- Requirements -
Show only lines that include "this".

- Stored rows -
'''

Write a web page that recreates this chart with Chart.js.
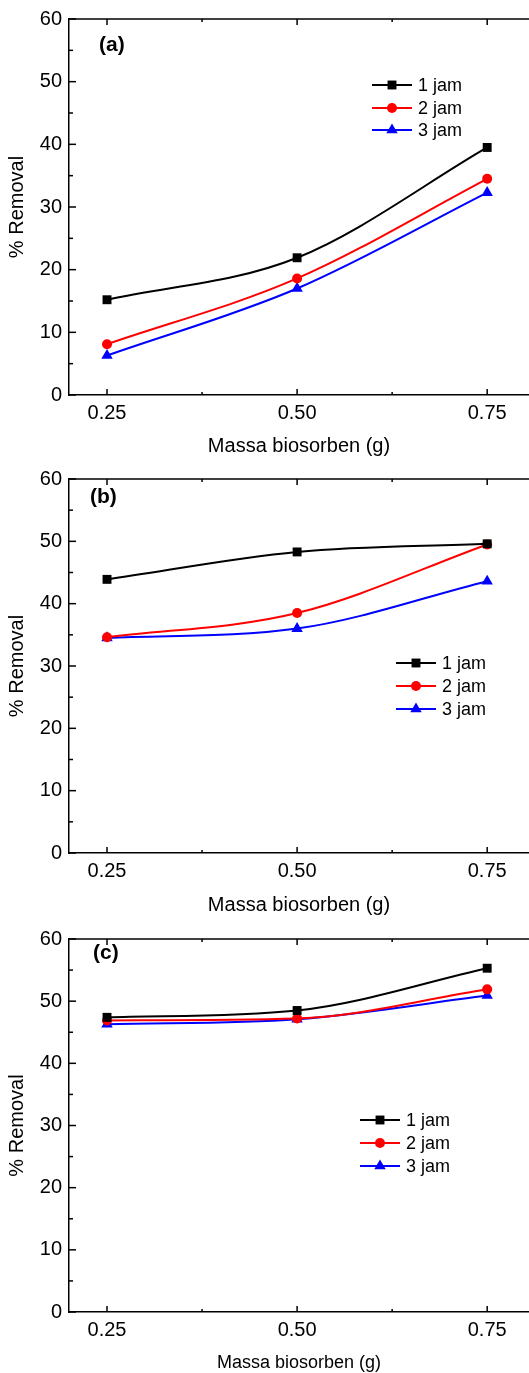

'''
'''

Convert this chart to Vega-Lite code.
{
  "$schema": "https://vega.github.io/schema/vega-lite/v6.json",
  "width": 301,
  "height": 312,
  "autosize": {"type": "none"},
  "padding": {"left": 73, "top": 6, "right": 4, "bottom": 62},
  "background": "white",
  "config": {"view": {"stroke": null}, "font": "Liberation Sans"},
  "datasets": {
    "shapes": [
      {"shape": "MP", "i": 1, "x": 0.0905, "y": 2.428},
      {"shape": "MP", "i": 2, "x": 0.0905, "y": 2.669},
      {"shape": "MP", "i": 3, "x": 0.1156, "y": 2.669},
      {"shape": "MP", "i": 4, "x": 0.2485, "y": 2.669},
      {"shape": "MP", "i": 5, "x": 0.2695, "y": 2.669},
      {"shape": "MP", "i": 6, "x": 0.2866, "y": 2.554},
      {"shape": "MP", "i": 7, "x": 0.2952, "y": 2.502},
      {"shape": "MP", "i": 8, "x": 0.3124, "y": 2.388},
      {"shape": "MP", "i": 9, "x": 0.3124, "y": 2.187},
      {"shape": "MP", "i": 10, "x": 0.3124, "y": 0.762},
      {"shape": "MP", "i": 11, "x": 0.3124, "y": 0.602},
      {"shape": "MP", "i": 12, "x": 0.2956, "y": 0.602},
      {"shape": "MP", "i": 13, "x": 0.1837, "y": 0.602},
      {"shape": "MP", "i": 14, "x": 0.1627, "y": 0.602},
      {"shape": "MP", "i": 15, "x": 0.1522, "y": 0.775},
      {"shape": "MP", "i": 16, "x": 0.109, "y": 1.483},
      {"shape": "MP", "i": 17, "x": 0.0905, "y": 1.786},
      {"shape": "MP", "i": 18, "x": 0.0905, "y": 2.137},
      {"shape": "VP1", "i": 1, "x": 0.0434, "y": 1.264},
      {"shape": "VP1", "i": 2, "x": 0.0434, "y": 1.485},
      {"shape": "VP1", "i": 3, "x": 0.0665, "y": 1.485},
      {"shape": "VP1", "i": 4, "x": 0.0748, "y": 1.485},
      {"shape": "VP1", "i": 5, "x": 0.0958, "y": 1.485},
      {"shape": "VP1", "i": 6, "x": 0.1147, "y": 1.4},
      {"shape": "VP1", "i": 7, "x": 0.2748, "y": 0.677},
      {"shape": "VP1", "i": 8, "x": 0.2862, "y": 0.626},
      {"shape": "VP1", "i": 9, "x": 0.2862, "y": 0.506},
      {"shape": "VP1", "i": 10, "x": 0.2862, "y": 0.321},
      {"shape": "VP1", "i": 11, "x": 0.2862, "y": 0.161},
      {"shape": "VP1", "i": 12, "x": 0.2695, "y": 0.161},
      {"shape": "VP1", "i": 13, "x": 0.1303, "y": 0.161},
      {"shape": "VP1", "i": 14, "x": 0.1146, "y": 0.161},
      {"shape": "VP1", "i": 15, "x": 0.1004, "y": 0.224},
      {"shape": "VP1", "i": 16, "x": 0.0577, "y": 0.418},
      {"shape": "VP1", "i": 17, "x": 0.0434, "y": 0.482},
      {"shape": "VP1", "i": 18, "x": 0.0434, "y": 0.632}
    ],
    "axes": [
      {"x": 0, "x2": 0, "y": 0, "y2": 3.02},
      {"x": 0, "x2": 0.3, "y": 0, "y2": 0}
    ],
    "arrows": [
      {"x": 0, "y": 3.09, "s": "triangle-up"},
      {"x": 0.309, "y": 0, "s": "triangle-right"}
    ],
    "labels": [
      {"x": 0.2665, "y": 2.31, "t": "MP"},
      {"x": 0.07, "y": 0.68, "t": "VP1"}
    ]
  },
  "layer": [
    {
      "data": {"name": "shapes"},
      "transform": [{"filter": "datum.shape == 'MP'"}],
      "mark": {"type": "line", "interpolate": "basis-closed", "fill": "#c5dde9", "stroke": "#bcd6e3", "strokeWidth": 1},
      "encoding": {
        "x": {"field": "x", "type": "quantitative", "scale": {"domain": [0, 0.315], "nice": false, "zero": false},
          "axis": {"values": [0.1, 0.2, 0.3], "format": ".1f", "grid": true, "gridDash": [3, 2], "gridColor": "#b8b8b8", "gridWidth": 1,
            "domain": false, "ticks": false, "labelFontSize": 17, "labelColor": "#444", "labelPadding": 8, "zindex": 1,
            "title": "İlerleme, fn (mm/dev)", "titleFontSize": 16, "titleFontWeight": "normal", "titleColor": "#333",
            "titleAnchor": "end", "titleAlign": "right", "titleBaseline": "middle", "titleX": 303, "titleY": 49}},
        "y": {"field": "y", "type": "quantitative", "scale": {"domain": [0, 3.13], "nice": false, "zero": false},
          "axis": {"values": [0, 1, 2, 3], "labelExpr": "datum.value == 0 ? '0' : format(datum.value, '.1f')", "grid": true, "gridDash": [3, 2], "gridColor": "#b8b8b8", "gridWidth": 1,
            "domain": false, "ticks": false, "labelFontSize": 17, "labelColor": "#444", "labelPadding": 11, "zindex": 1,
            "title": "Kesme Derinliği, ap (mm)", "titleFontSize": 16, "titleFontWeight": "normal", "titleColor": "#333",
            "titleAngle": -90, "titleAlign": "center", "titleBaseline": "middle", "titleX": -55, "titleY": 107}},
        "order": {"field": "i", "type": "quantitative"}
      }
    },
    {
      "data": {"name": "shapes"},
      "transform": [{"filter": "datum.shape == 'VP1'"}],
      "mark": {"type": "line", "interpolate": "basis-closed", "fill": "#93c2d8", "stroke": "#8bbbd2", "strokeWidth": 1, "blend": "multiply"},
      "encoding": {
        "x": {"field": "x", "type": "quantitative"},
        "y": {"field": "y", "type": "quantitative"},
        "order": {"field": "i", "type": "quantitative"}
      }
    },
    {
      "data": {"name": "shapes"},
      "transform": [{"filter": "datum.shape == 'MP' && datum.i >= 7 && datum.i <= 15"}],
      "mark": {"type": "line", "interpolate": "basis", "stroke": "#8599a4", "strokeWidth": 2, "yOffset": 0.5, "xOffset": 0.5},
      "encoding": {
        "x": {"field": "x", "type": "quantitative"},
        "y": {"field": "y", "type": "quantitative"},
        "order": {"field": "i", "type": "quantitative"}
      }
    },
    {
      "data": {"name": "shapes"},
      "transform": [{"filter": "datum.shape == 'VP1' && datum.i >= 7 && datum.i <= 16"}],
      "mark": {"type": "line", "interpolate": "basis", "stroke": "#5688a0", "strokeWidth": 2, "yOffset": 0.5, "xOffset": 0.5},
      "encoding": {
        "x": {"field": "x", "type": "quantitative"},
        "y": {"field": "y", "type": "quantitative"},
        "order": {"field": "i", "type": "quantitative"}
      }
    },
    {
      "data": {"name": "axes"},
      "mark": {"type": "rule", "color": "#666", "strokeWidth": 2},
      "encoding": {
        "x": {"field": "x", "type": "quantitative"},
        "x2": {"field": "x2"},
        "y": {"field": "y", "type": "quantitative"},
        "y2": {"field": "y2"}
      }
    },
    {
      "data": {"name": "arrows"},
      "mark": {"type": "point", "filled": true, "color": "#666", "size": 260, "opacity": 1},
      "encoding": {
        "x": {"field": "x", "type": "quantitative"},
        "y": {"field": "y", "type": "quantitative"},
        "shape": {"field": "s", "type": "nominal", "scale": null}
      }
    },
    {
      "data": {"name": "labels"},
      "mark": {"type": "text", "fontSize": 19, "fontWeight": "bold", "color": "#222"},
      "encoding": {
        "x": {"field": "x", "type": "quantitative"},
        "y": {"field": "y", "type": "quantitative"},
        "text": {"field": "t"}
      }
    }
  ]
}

'''
'''

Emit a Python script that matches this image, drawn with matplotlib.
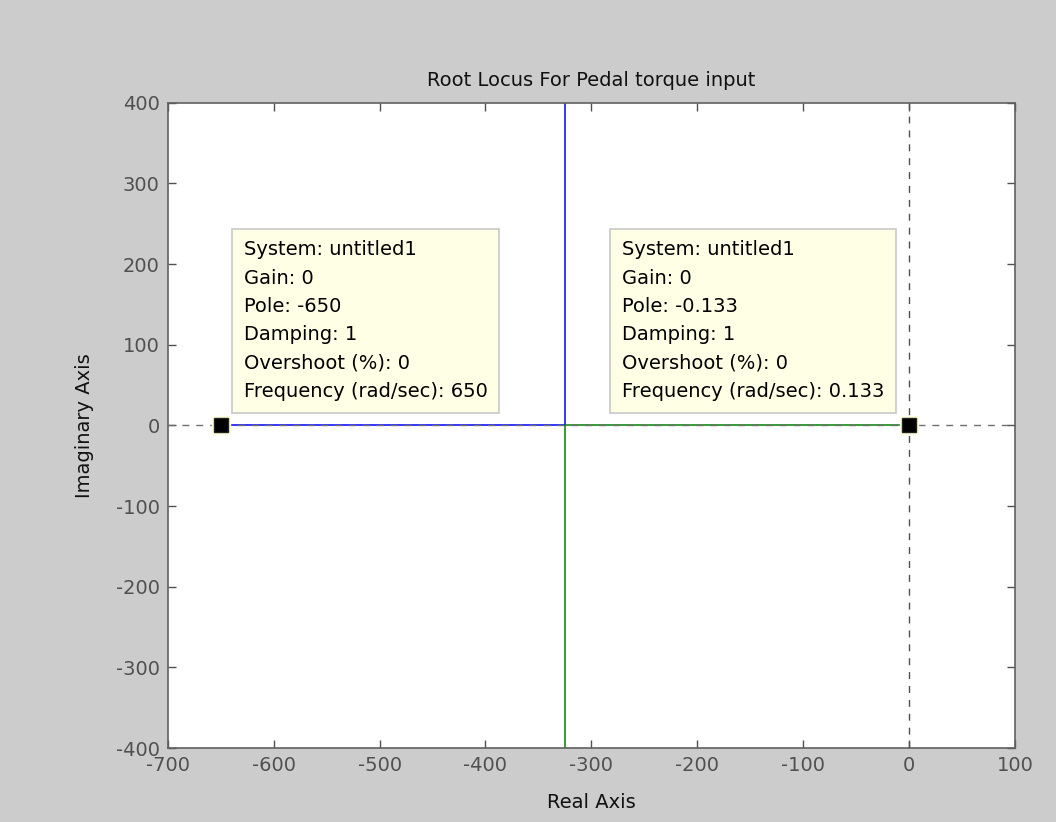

'''

- Complete output -
Write a web page that recreates this chart with Chart.js.
Convert this chart to Vega-Lite code.
Emit a Python script that matches this image, drawn with matplotlib.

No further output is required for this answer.